Combinatoric Selections¶

There are exactly ten ways of selecting three from five, 12345:

In combinatorics, we use the notation, $\displaystyle \binom 5 3 = 10$.

In general, $\displaystyle \binom n r = \dfrac{n!}{r!(n-r)!}$, where $r \le n$, $n! = n \times (n-1) \times ... \times 3 \times 2 \times 1$, and $0! = 1$.

It is not until $n = 23$, that a value exceeds one-million: $\displaystyle \binom {23} {10} = 1144066$.

How many, not necessarily distinct, values of $\displaystyle \binom n r$ for $1 \le n \le 100$, are greater than one-million?

組み合わせ選択¶

12345から3つ選ぶ選び方は10通りである.

組み合わせでは, 以下の記法を用いてこのことを表す: $\displaystyle \binom 5 3 = 10$.

一般に, $r \le n$ について $\displaystyle \binom n r = \dfrac{n!}{r!(n-r)!}$ である. ここで, $n! = n \times (n-1) \times ... \times 3 \times 2 \times 1$, $0! = 1$ と階乗を定義する.

$n = 23$ になるまで, これらの値が100万を超えることはない: $\displaystyle \binom {23} {10} = 1144066$.

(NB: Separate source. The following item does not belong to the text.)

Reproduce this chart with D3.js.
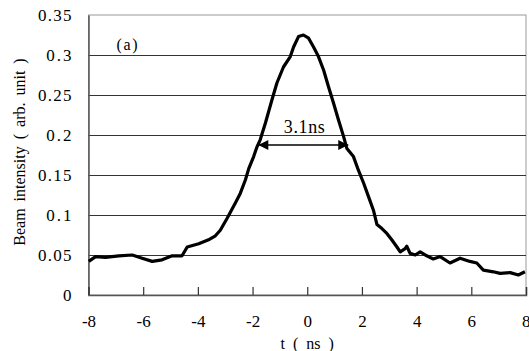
<!DOCTYPE html>
<html>
<head>
<meta charset="utf-8">
<script src="https://cdn.jsdelivr.net/npm/d3@7"></script>
<style>
  html, body { margin: 0; padding: 0; background: #fff; }
</style>
</head>
<body>
<svg id="chart" width="529" height="351"></svg>
<script>
// beam pulse profile
const timeNs = [
  -7.99, -7.74, -7.38, -6.89, -6.40, -6.04, -5.67, -5.31, -4.94, -4.58,
  -4.39, -3.97, -3.61, -3.36, -3.18, -2.93, -2.63, -2.45, -2.26, -2.14,
  -1.96, -1.84, -1.72, -1.53, -1.29, -1.11, -0.87, -0.62, -0.50, -0.32,
  -0.14, 0.05, 0.23, 0.41, 0.60, 0.78, 0.96, 1.14, 1.33, 1.45,
  1.69, 1.87, 2.06, 2.24, 2.42, 2.55, 2.73, 2.91, 3.09, 3.28,
  3.40, 3.58, 3.64, 3.76, 3.95, 4.13, 4.37, 4.61, 4.86, 5.22,
  5.59, 5.95, 6.20, 6.44, 6.81, 7.05, 7.42, 7.72, 7.96
];
const intensity = [
  0.042, 0.048, 0.047, 0.049, 0.050, 0.046, 0.042, 0.044, 0.049, 0.049,
  0.060, 0.064, 0.069, 0.074, 0.081, 0.096, 0.115, 0.127, 0.144, 0.158,
  0.173, 0.185, 0.194, 0.215, 0.244, 0.265, 0.285, 0.298, 0.310, 0.323,
  0.325, 0.321, 0.310, 0.298, 0.281, 0.260, 0.240, 0.219, 0.198, 0.183,
  0.173, 0.156, 0.140, 0.123, 0.106, 0.088, 0.083, 0.077, 0.069, 0.060,
  0.054, 0.058, 0.061, 0.052, 0.050, 0.054, 0.049, 0.045, 0.048, 0.040,
  0.046, 0.042, 0.040, 0.031, 0.029, 0.027, 0.028, 0.025, 0.029
];
const xTicks = [-8, -6, -4, -2, 0, 2, 4, 6, 8];
const yTicks = [0, 0.05, 0.1, 0.15, 0.2, 0.25, 0.3, 0.35];
const widthLabel = '3.1ns';
const widthStart = -1.79;
const widthEnd = 1.5;
const widthLevel = 0.1875;

const FONT = '"Liberation Serif", "DejaVu Serif", serif';

const svg = d3.select('#chart');
const margin = { top: 15, right: 3, bottom: 56, left: 88.5 };
const width = 529, height = 351;
const innerW = width - margin.left - margin.right;
const innerH = height - margin.top - margin.bottom;

const x = d3.scaleLinear().domain([-8, 8]).range([0, innerW]);
const y = d3.scaleLinear().domain([0, 0.35]).range([innerH, 0]);

// the original uses a font with half-width punctuation, so spread glyphs a bit
function styleText(sel, size, perChar) {
  sel.attr('font-family', FONT).attr('font-size', size).attr('fill', '#000');
  if (perChar) {
    sel.each(function () {
      const n = this.textContent.length;
      d3.select(this).attr('textLength', n * perChar).attr('lengthAdjust', 'spacing');
    });
  }
  return sel;
}

const g = svg.append('g').attr('transform', `translate(${margin.left},${margin.top})`);

// plot border (light top/right)
g.append('rect')
  .attr('x', 0).attr('y', 0).attr('width', innerW).attr('height', innerH)
  .attr('fill', 'none').attr('stroke', '#9a9a9a').attr('stroke-width', 1);

// gridlines
g.selectAll('.grid').data(yTicks.filter(d => d > 0 && d < 0.35)).join('line')
  .attr('class', 'grid')
  .attr('x1', 0).attr('x2', innerW)
  .attr('y1', d => Math.round(y(d)) + 0.5).attr('y2', d => Math.round(y(d)) + 0.5)
  .attr('stroke', '#333').attr('stroke-width', 1.2);

// y axis
const yAxis = d3.axisLeft(y).tickValues(yTicks).tickSize(0).tickPadding(17)
  .tickFormat(d => String(+d.toFixed(2)));
const ya = g.append('g').call(yAxis);
ya.attr('font-family', FONT);
ya.select('.domain').attr('stroke', '#555').attr('stroke-width', 1.5);
styleText(ya.selectAll('text'), 17, 8.4);

// x axis with inward ticks
const xAxis = d3.axisBottom(x).tickValues(xTicks).tickSize(-8).tickPadding(20)
  .tickFormat(d => String(d));
const xa = g.append('g').attr('transform', `translate(0,${innerH})`).call(xAxis);
xa.attr('font-family', FONT);
xa.select('.domain').attr('stroke', '#555').attr('stroke-width', 1.5);
xa.selectAll('.tick line').attr('stroke', '#333').attr('stroke-width', 1.2);
styleText(xa.selectAll('text'), 17);
// last label sits on the window edge; keep it inside
xa.selectAll('.tick text').filter(d => d === 8).attr('text-anchor', 'end').attr('dx', 4);

// the pulse
const line = d3.line().x((d, i) => x(timeNs[i])).y(d => y(d));
g.append('path')
  .datum(intensity)
  .attr('d', line)
  .attr('fill', 'none')
  .attr('stroke', '#000')
  .attr('stroke-width', 3.2)
  .attr('stroke-linejoin', 'round');

// FWHM arrow
const defs = svg.append('defs');
['start', 'end'].forEach(k => {
  defs.append('marker')
    .attr('id', 'arrow-' + k)
    .attr('viewBox', '0 0 10 10')
    .attr('refX', k === 'end' ? 10 : 0).attr('refY', 5)
    .attr('markerWidth', 11).attr('markerHeight', 10)
    .attr('markerUnits', 'userSpaceOnUse')
    .attr('orient', 'auto')
    .append('path')
    .attr('d', k === 'end' ? 'M0,0 L10,5 L0,10 Z' : 'M10,0 L0,5 L10,10 Z')
    .attr('fill', '#000');
});
g.append('line')
  .attr('x1', x(widthStart)).attr('x2', x(widthEnd))
  .attr('y1', y(widthLevel)).attr('y2', y(widthLevel))
  .attr('stroke', '#000').attr('stroke-width', 1.3)
  .attr('marker-start', 'url(#arrow-start)')
  .attr('marker-end', 'url(#arrow-end)');
styleText(g.append('text')
  .attr('x', x((widthStart + widthEnd) / 2) + 1)
  .attr('y', y(widthLevel) - 12)
  .attr('text-anchor', 'middle')
  .text(widthLabel), 18, 8.2);

// panel label
styleText(g.append('text')
  .attr('x', 28).attr('y', 35)
  .text('(a)'), 16, 7);

// axis titles
styleText(svg.append('text')
  .attr('x', margin.left + x(0))
  .attr('y', 349)
  .attr('text-anchor', 'middle')
  .attr('word-spacing', 4)
  .text('t ( ns )'), 16);
styleText(svg.append('text')
  .attr('transform', `translate(25,${margin.top + innerH / 2 - 3}) rotate(-90)`)
  .attr('text-anchor', 'middle')
  .attr('word-spacing', 3)
  .text('Beam intensity ( arb. unit )'), 16);
</script>
</body>
</html>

$1 \le n \le 100$ について, 100万を超える $\displaystyle \binom n r$ は何通りあるか?

(import (scheme base)
        (gauche base))

(define (combination-num n r)
  (assume (exact-integer? n))
  (assume (exact-integer? r))
  (assume (<= 1 r n 100))
  (/ (apply * (iota r n -1))
     (apply * (iota r r -1))))

(define combination-list
  (fold-right
    (^[i lis]
      (append
        (map (^j `(,i ,j))
             (iota i 1))
        lis))
    '()
    (iota 100 1)))

(define over100_0000list
  (filter (cut < 100_0000 <>)
          (map (^[lis]
                 (combination-num (car lis)
                                  (cadr lis)))
               combination-list)))

(define answer-53
  (length over100_0000list))

(format #t "53: ~d~%" answer-53)